-- START OF Data section --

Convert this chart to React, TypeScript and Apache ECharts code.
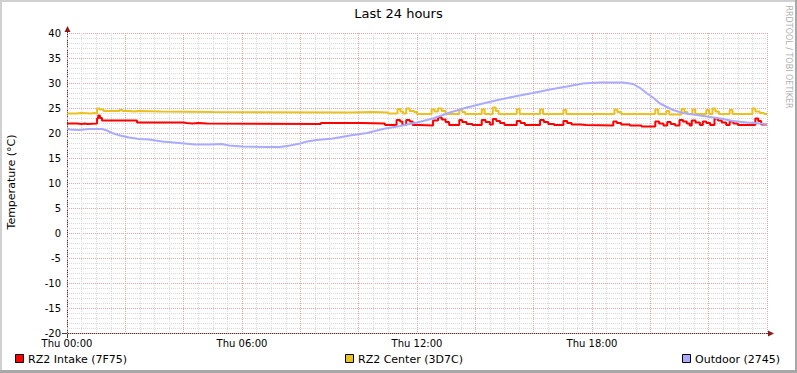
import React, { useEffect, useRef } from 'react';
import * as echarts from 'echarts';

// x values are hours since Thu 00:00, y values are °C
const hourTicks = [0, 6, 12, 18];
const tickLabels = ['Thu 00:00', 'Thu 06:00', 'Thu 12:00', 'Thu 18:00'];
const seriesNames = ['RZ2 Intake (7F75)', 'RZ2 Center (3D7C)', 'Outdoor (2745)'];
const titleText = 'Last 24 hours';
const yTitle = 'Temperature (°C)';
const watermark = 'RRDTOOL / TOBI OETIKER';

const intake: number[][] = [
  [0, 21.9], [0.35, 21.8], [0.5, 21.9], [0.6, 21.8], [0.7, 21.9],
  [1.03, 22.9], [1.07, 23.5], [1.13, 23.0], [1.2, 22.5], [2.4, 22.1], [4.0, 22.0], [4.1, 21.9],
  [4.3, 22.0], [4.5, 21.9], [4.8, 21.8], [8.7, 22.0], [10.1, 21.9], [10.9, 21.6],
  [11.3, 22.6], [11.42, 22.3], [11.5, 21.6],
  [11.63, 22.6], [11.75, 22.3], [11.85, 21.6],
  [12.1, 21.5],
  [12.55, 22.5], [12.72, 23.1], [12.85, 22.7], [12.98, 22.2], [13.1, 21.6],
  [13.45, 22.6], [13.55, 22.2], [13.7, 21.8], [13.9, 21.6],
  [14.22, 22.6], [14.35, 22.2], [14.5, 21.7],
  [14.6, 22.8], [14.72, 22.4], [14.85, 22.0], [15.0, 21.6],
  [15.42, 22.4], [15.55, 22.0], [15.7, 21.6],
  [16.22, 22.6], [16.35, 22.2], [16.5, 21.8], [16.7, 21.6],
  [17.02, 22.4], [17.15, 22.0], [17.3, 21.7], [17.6, 21.6], [17.8, 21.5],
  [18.73, 22.3], [18.85, 22.0], [19.0, 21.7], [19.3, 21.5],
  [19.7, 21.3],
  [20.17, 22.3], [20.3, 21.9], [20.45, 21.5],
  [20.58, 22.2], [20.7, 21.8], [20.85, 21.5],
  [21.0, 22.6], [21.12, 22.3], [21.25, 21.9], [21.35, 21.5],
  [21.42, 22.5], [21.55, 22.1], [21.7, 21.6],
  [21.8, 22.3], [21.92, 22.0], [22.05, 21.6],
  [22.2, 22.9], [22.32, 22.5], [22.45, 22.1], [22.6, 21.6],
  [22.72, 22.3], [22.85, 21.9], [23.0, 21.6],
  [23.6, 22.9], [23.7, 22.4], [23.8, 21.7], [24.0, 21.7],
];

const center: number[][] = [
  [0, 23.9], [0.3, 24.0], [0.5, 23.9], [0.8, 24.0], [0.95, 23.9],
  [1.03, 24.9], [1.12, 24.7], [1.25, 24.4], [1.8, 24.6], [1.9, 24.4], [2.1, 24.3], [2.3, 24.4],
  [2.45, 24.3], [3.2, 24.2], [5.0, 24.1], [9.5, 24.1], [9.7, 24.2], [10.5, 24.1], [11.0, 23.9],
  [11.33, 24.8], [11.43, 24.3], [11.52, 23.9],
  [11.63, 24.9], [11.75, 24.4], [11.9, 24.2], [12.0, 23.8],
  [12.5, 24.7], [12.6, 24.3], [12.72, 24.9], [12.85, 24.4], [12.98, 23.8],
  [13.45, 24.7], [13.55, 24.2], [13.65, 23.8],
  [14.22, 24.7], [14.32, 23.8],
  [14.6, 25.1], [14.7, 24.4], [14.8, 23.8],
  [15.42, 24.8], [15.52, 23.8],
  [16.22, 24.7], [16.32, 23.8],
  [17.02, 24.6], [17.12, 23.8],
  [18.77, 24.7], [18.87, 24.2], [19.0, 23.8],
  [20.17, 24.7], [20.27, 23.8],
  [20.55, 24.4], [20.65, 23.7],
  [21.07, 24.8], [21.17, 24.2], [21.27, 23.8],
  [21.44, 24.7], [21.54, 23.8],
  [21.92, 24.6], [22.02, 23.8],
  [22.13, 24.9], [22.23, 24.3], [22.35, 23.8],
  [22.72, 24.6], [22.82, 23.8],
  [23.5, 24.9], [23.6, 24.3], [23.75, 24.0], [23.9, 23.8], [24.0, 23.8],
];

const outdoor: number[][] = [
  [0, 20.9], [0.1, 20.7], [0.41, 20.6], [0.75, 20.8], [1.2, 20.8], [1.37, 20.5], [1.54, 20.0],
  [1.82, 19.5], [2.13, 19.1], [2.47, 18.8], [2.81, 18.7], [3.26, 18.3], [3.84, 18.0], [4.39, 17.7],
  [4.87, 17.7], [5.31, 17.8], [5.55, 17.5], [6.0, 17.3], [6.86, 17.2], [7.3, 17.2], [7.65, 17.5],
  [8.0, 17.9], [8.23, 18.3], [8.57, 18.6], [9.12, 18.9], [9.7, 19.5], [10.29, 20.0], [10.83, 20.8],
  [11.42, 21.4], [12.0, 22.1], [12.55, 22.9], [13.13, 24.1], [13.71, 25.1], [14.26, 25.9],
  [14.85, 26.7], [15.43, 27.4], [15.98, 28.0], [16.56, 28.7], [17.14, 29.3], [17.69, 29.9],
  [18.27, 30.1], [19.06, 30.1], [19.41, 29.8], [19.65, 29.0], [19.89, 27.9], [20.09, 27.1],
  [20.33, 25.9], [20.57, 25.2], [20.78, 24.6], [21.12, 24.0], [21.46, 23.7], [21.94, 23.3],
  [22.29, 23.0], [22.49, 22.8], [22.83, 22.4], [23.31, 22.1], [23.76, 21.9], [24.0, 21.8],
];

const colors = ['#ff0000', '#eac11e', '#aaaaff'];
const FONT = '"DejaVu Sans", sans-serif';

export default function App() {
  const ref = useRef<HTMLDivElement>(null);
  useEffect(() => {
    document.body.style.margin = '0';
    if (!ref.current) return;
    const chart = echarts.init(ref.current, undefined, { renderer: 'svg' });
    const legendBoxX = [15.5, 345.5, 682.5];
    const gridMinor = { show: true, lineStyle: { color: '#d9d9d9', type: [1, 1] as any, width: 1 } };
    const gridMajor = { show: true, lineStyle: { color: '#e2a8a8', type: [1, 1] as any, width: 1 } };
    const legendEls: any[] = [];
    seriesNames.forEach((n, i) => {
      legendEls.push({
        type: 'rect',
        shape: { x: legendBoxX[i], y: 354.5, width: 8, height: 8 },
        style: { fill: colors[i], stroke: '#000', lineWidth: 1 },
      });
      legendEls.push({
        type: 'text',
        x: legendBoxX[i] + 12.5,
        y: 359,
        style: { text: n, fill: '#000', fontSize: 11, fontFamily: FONT, align: 'left', verticalAlign: 'middle' },
      });
    });
    chart.setOption({
      animation: false,
      backgroundColor: '#ffffff',
      grid: { left: 67, top: 33, width: 700, height: 300 },
      xAxis: {
        type: 'value',
        min: 0,
        max: 24,
        interval: 2,
        axisLine: { show: false },
        axisTick: { show: false },
        axisLabel: {
          formatter: (v: number) => {
            const i = hourTicks.indexOf(v);
            return i >= 0 ? tickLabels[i] : '';
          },
          color: '#000',
          fontSize: 10,
          fontFamily: FONT,
          margin: 5,
        },
        splitLine: gridMajor,
        minorTick: { show: false, splitNumber: 4 },
        minorSplitLine: gridMinor,
      },
      yAxis: {
        type: 'value',
        min: -20,
        max: 40,
        interval: 5,
        axisLine: { show: false },
        axisTick: { show: false },
        axisLabel: { color: '#000', fontSize: 10, fontFamily: FONT, margin: 6 },
        splitLine: gridMajor,
        minorTick: { show: false, splitNumber: 5 },
        minorSplitLine: gridMinor,
      },
      series: [
        { name: seriesNames[0], type: 'line', data: intake, step: 'end', symbol: 'none', lineStyle: { color: colors[0], width: 2 }, itemStyle: { color: colors[0] } },
        { name: seriesNames[1], type: 'line', data: center, step: 'end', symbol: 'none', lineStyle: { color: colors[1], width: 2 }, itemStyle: { color: colors[1] } },
        { name: seriesNames[2], type: 'line', data: outdoor, symbol: 'none', lineStyle: { color: colors[2], width: 2 }, itemStyle: { color: colors[2] } },
      ],
      graphic: [
        { type: 'rect', shape: { x: 0, y: 0, width: 797, height: 2 }, style: { fill: '#d0d0d0' } },
        { type: 'rect', shape: { x: 0, y: 0, width: 2, height: 373 }, style: { fill: '#d0d0d0' } },
        { type: 'rect', shape: { x: 0, y: 370, width: 797, height: 3 }, style: { fill: '#a8a8a8' } },
        { type: 'rect', shape: { x: 795, y: 0, width: 2, height: 373 }, style: { fill: '#a8a8a8' } },
        { type: 'line', shape: { x1: 67.5, y1: 338, x2: 67.5, y2: 30 }, style: { stroke: '#4a3a3a', lineWidth: 1 } },
        { type: 'line', shape: { x1: 62, y1: 333.5, x2: 770, y2: 333.5 }, style: { stroke: '#4a3a3a', lineWidth: 1 } },
        { type: 'polygon', shape: { points: [[64.5, 32], [70.5, 32], [67.5, 26]] }, style: { fill: '#8b1a1a' } },
        { type: 'polygon', shape: { points: [[768, 330.5], [768, 336.5], [774, 333.5]] }, style: { fill: '#8b1a1a' } },
        { type: 'text', x: 398.5, y: 13.5, style: { text: titleText, fill: '#000', fontSize: 13, fontFamily: FONT, align: 'center', verticalAlign: 'middle' } },
        { type: 'text', x: 11, y: 182, rotation: Math.PI / 2, style: { text: yTitle, fill: '#000', fontSize: 11, fontFamily: FONT, align: 'center', verticalAlign: 'middle' } },
        { type: 'text', x: 788.5, y: 57, rotation: -Math.PI / 2, style: { text: watermark, fill: '#b0b0b0', fontSize: 8, fontFamily: FONT, align: 'center', verticalAlign: 'middle' } },
        ...legendEls,
      ],
    });
    return () => chart.dispose();
  }, []);
  return <div ref={ref} style={{ width: 797, height: 373 }} />;
}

-- END OF Data section --

Each line from the top of the material through the line containing "const watermark = 'RRDTOOL / TOBI OETIKER';" should be reproduced exactly; please drop any images.

Convert this chart to React, TypeScript and Apache ECharts code.
import React, { useEffect, useRef } from 'react';
import * as echarts from 'echarts';

// x values are hours since Thu 00:00, y values are °C
const hourTicks = [0, 6, 12, 18];
const tickLabels = ['Thu 00:00', 'Thu 06:00', 'Thu 12:00', 'Thu 18:00'];
const seriesNames = ['RZ2 Intake (7F75)', 'RZ2 Center (3D7C)', 'Outdoor (2745)'];
const titleText = 'Last 24 hours';
const yTitle = 'Temperature (°C)';
const watermark = 'RRDTOOL / TOBI OETIKER';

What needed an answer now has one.